Statt also die eigentlich geplanten Ausflüge in die Natur zu machen, entziehen wir uns für einen Abend dem Geflöte vom Ufer und gehen statt dessen auf „birdwatching“ in die Jangjangbureh-Lodge. Der Guide – genauer gesagt: der Petroleumlampenbeauftragte der Lodge  – drückt uns ein Bestimmungsbuch in die Hand, bzw. den zerfledderten Rest davon, grobe Schätzung: 15% des Buches! Die meisten gesehenen Vögel sind aus der Gattung „that one“, es gibt auch einige „big one“. Warum bloß war ich in Banjul zu geizig, um mir ein adäquates Bestimmungsbuch zuzulegen? Das muss für Brasilien definitiv anders werden… Ich habe trotzdem meinen Spaß und werde entschädigt, entdecke Herrn Scarlet Breasted Sunbird nebst unscheinbarer Gemahlin und fresse mich bis zum Senegal Coucal durch den Rest des Field Guides, dessen verbliebene Seiten auch noch teilweise zusammengeklebt sind. Das erhöht den Wiedererkennungswert der Vögel ungemein. Ein Hammerkop in der Ferne, ein blau-schillernder Roller und eben die „blue one“ und „small one“- sehr nett. Zum Abschluss des Abends nimmt die Gruppe der exstischen Langfahrt- im Kreise von zwei Handvoll europäischer Normaltouristen auf „upriver“-Tour (deren Häufigkeit übrigens die Ursache für die Zudringlichkeit der Toubab-Rufer ist!) ein leckeres Abendessen ein. Bush-Pig, Hähnchen, Couscous, viele Kerzen zur Beleuchtung und keine Moskitos. Perfekt. Aber irgendwie kommen selbst unsere ambitionierten Present-Segler ins Grübeln, ob es vielleicht nicht doch zu anstrengend ist, auch noch die Regenzeit hier in Westafrika zu verbringen. Wir finden die 40 Grad im Salon schon sehr heiß, aber 40 Grad bei 90% Luftfeuchtigkeit, das wird uns jedenfalls zuviel. Am nächsten Abend schon werden die Monatskarten für den Nord- und Südatlantik auf der Petite Fleur ausgebreitet und Pläne für eine baldige Atlantiküberquerung geschmiedet.
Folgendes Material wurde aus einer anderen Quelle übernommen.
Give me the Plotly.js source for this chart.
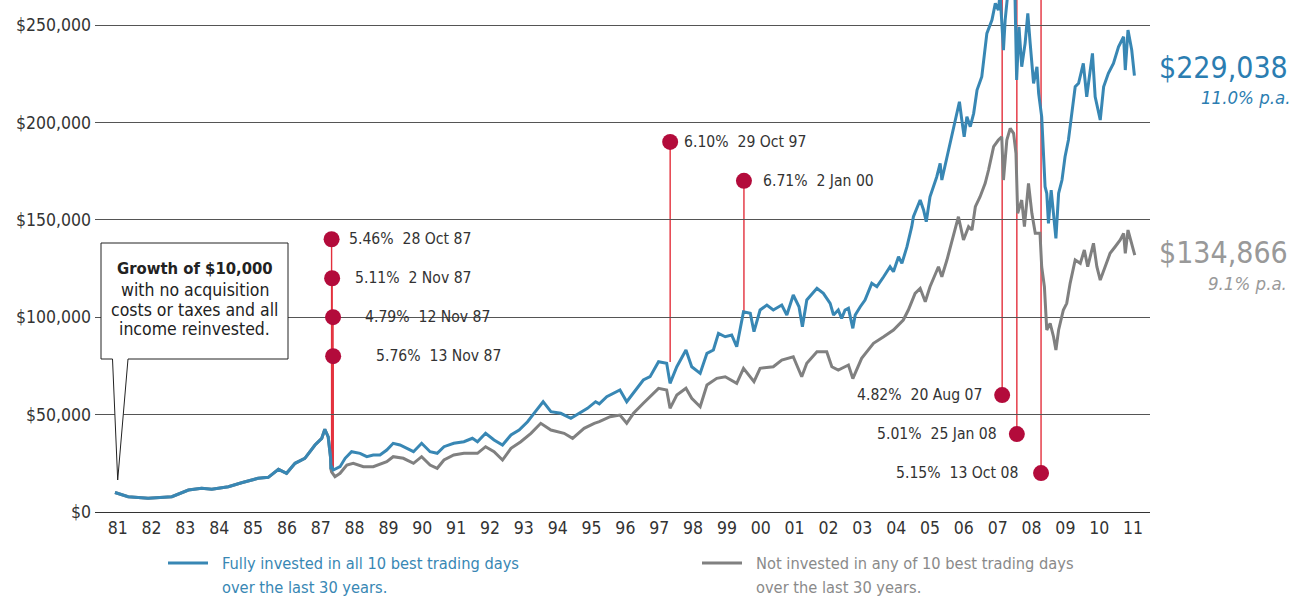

Wir verabschieden uns ein bisschen wehmütig von der schönen, anstrengenden Umgebung und treten den Rückzug an. Ein paar Tage und ein paar Hippos bleiben uns ja noch hier oben auf dem Gambia River. Aber dann warten auch zivilisatorische Errungenschaften wie Internet, eMail-Zugang und (fast) unbegrenzte Einkaufsmöglichkeiten: es wird wieder mal frische Tomaten geben! Downriver natürlich.